Kuraklıktan etkilenen alanların afet bölgesi ilan edilmesi gerektiğinin altını çizen Melik, “Doğu ve Güney Doğu Anadolu Bölgesi’nde il ve ilçeler teker teker gezilmeli. Kuraklıktan etkilenen arazilerin tespiti yapılmalı” dedi. Kuraklıktan etkilenen bölge için acil olarak bir eylem planı oluşturulması gerektiğini söyleyen Melik, “Uzun vadeli işler oluşturulması, gen kaynakları oluşturulması ve üründe çeşitlilik oluşturulması gerekiyor. Yani kuraklıktan etkilenen üreticileri tespit edip, bu üreticilerin Ziraat Odası ve Tarım ve Kredi Kooperatiflerine olan borçlarının iptal edilmesi gerekiyor. 2022 yılı için de devletin üreticilere tohum ve gübreyi bedava dağıtması gerekiyor ki üretici tekrardan üretim yapabilsin” şeklinde açıkladı.  

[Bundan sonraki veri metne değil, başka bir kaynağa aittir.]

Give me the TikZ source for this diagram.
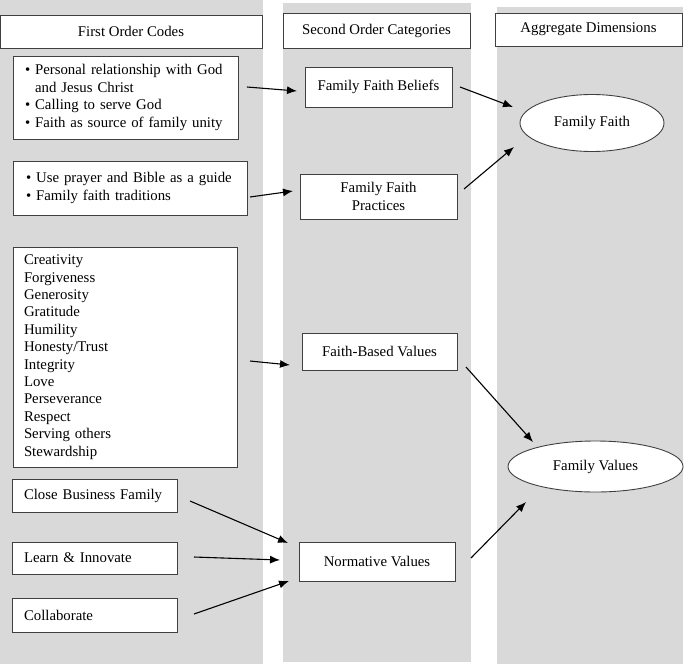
\documentclass[tikz,border=0pt]{standalone}
\usepackage{fontspec}
\setmainfont{Liberation Serif}
\usetikzlibrary{arrows.meta,shapes.geometric}
\tikzset{
  colbg/.style={fill=black!15,draw=none},
  box/.style={draw=black!75,fill=white,line width=0.9pt,inner sep=0pt,outer sep=0pt,
    font=\fontsize{14.8}{17.4}\selectfont},
  listbox/.style={box,align=left,inner xsep=#1,inner ysep=0pt},
  oval/.style={box,ellipse},
  flow/.style={line width=1.1pt,-{Latex[length=10pt,width=8pt]}}
}
\begin{document}
\begin{tikzpicture}[x=1pt,y=-1pt]
  \useasboundingbox (0,0) rectangle (685,664);
  % grey columns
  \fill [colbg] (0,0) rectangle (263,664);
  \fill [colbg] (283,3) rectangle (471,662);
  \fill [colbg] (497,7) rectangle (683,664);
  % headers
  \node [box,minimum width=262pt,minimum height=33pt] (hfirst) at (131,31.5) {First Order Codes};
  \node [box,minimum width=187pt,minimum height=35pt] (hsecond) at (376.5,30.5) {Second Order Categories};
  \node [box,minimum width=187pt,minimum height=33pt] (haggr) at (588.5,29.5) {Aggregate Dimensions};
  % first order codes
  \node [listbox=12pt,text width=201pt,minimum height=83pt] (beliefcodes) at (125.5,97.5)
    {\textbullet\ Personal relationship with God\\
     \phantom{\textbullet\ }and Jesus Christ\\
     \textbullet\ Calling to serve God\\
     \textbullet\ Faith as source of family unity};
  \node [listbox=13pt,text width=208pt,minimum height=54pt] (practicecodes) at (130,188)
    {\textbullet\ Use prayer and Bible as a guide\\
     \textbullet\ Family faith traditions};
  \node [listbox=11pt,text width=202pt,minimum height=220pt] (valuecodes) at (125,357)
    {Creativity\\ Forgiveness\\ Generosity\\ Gratitude\\ Humility\\ Honesty/Trust\\
     Integrity\\ Love\\ Perseverance\\ Respect\\ Serving others\\ Stewardship};
  \node [listbox=12pt,text width=141pt,minimum height=33pt] (closefam) at (94.5,495.5) {Close Business Family};
  \node [listbox=12pt,text width=141pt,minimum height=32pt] (learn) at (94.5,558) {Learn \& Innovate};
  \node [listbox=12pt,text width=141pt,minimum height=34pt] (collab) at (94.5,615) {Collaborate};
  % second order categories
  \node [box,minimum width=147pt,minimum height=40pt] (beliefs) at (378.5,87) {Family Faith Beliefs};
  \node [box,align=center,minimum width=157pt,minimum height=45pt] (practices) at (378.5,196.5) {Family Faith\\Practices};
  \node [box,minimum width=155pt,minimum height=37pt] (fbvalues) at (379.5,351.5) {Faith-Based Values};
  \node [box,minimum width=156pt,minimum height=39pt] (normvalues) at (377,561.5) {Normative Values};
  % aggregate dimensions
  \node [oval,minimum width=144pt,minimum height=57pt] (famfaith) at (592,123) {Family Faith};
  \node [oval,minimum width=175pt,minimum height=51pt] (famvalues) at (595.5,466.5) {Family Values};
  % arrows
  \draw [flow] ([xshift=9pt,yshift=10.5pt]beliefcodes.east) -- ([xshift=-8pt,yshift=-4pt]beliefs.west);
  \draw [flow] ([xshift=3pt,yshift=-9pt]practicecodes.east) -- ([xshift=-7pt,yshift=5.5pt]practices.west);
  \draw [flow] ([xshift=8pt]beliefs.east) -- ([xshift=-7pt,yshift=16pt]famfaith.west);
  \draw [flow] ([xshift=7pt,yshift=7.5pt]practices.east) -- ([xshift=-6pt,yshift=-24pt]famfaith.west);
  \draw [flow] ([xshift=13pt,yshift=-4pt]valuecodes.east) -- ([xshift=-12pt,yshift=-13.5pt]fbvalues.west);
  \draw [flow] ([xshift=9pt,yshift=-15.5pt]fbvalues.east) -- ([xshift=-62.5pt,yshift=-1pt]famvalues.north);
  \draw [flow] ([xshift=13pt,yshift=-5.5pt]closefam.east) -- ([xshift=-11pt,yshift=18.5pt]normvalues.west);
  \draw [flow] ([xshift=17pt,yshift=1pt]learn.east) -- ([xshift=-19pt,yshift=1.5pt]normvalues.west);
  \draw [flow] ([xshift=17pt,yshift=1pt]collab.east) -- ([xshift=-10pt,yshift=-19.5pt]normvalues.west);
  \draw [flow] ([xshift=16pt,yshift=3.5pt]normvalues.east) -- ([xshift=-69.5pt,yshift=-10pt]famvalues.south);
\end{tikzpicture}
\end{document}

‘TARIMSAL SANAYİ GELİŞTİRİLMELİ’

Öte yandan tarımsal potansiyeli oldukça büyük olan Urfa’da her yıl nüfusun neredeyse dörtte birinin mevsimlik tarım işçisi olarak Batı ve Kuzey Anadolu’ya göç ettiğini ifade eden Melik, “Urfa’da tarıma dayalı sanayiyi geliştirebilirsek, bu insanları kendi yerlerinde istihdam etmiş oluruz. Başka yerlere de gidip çalışmamış olurlar. Başka illere gidip çalıştıkları zaman ya yollarda yaşamlarını yitiriyorlar, ya gittikleri yerlerde etnik kökenlerinden dolayı bazı olumsuz durumlara maruz kalıyorlar. Arap olduğu için Kürt olduğu için nahoş durumlarla da karşı karşıya kalıyorlar” ifadelerini kullandı. 

Bölgedeki iş olanaklarının gelişmesi için öncelikle tarım alanlarının sulamaya açılması ve ardından tarımsal sanayinin geliştirilmesi için adımlar atılması gerektiğinin altını çizen Melik “Bugün Urfa’da üretilen ürünler ile Türkiye’nin pamukta yüzde 50 ihtiyacını, fıstıkta yüzde 50 ihtiyacını, kırmızı mercimekte yüzde 3, buğday ve hububatın ise yüzde 14’lük ihtiyacını karşılıyor. Ancak buna rağmen tarımsal sanayi gelişmediğinden hem ürünlerin katma değeri farklı yerlere gidiyor, hem de insanlar iş bulmak için göç etmek zorunda kalıyor” diye konuştu.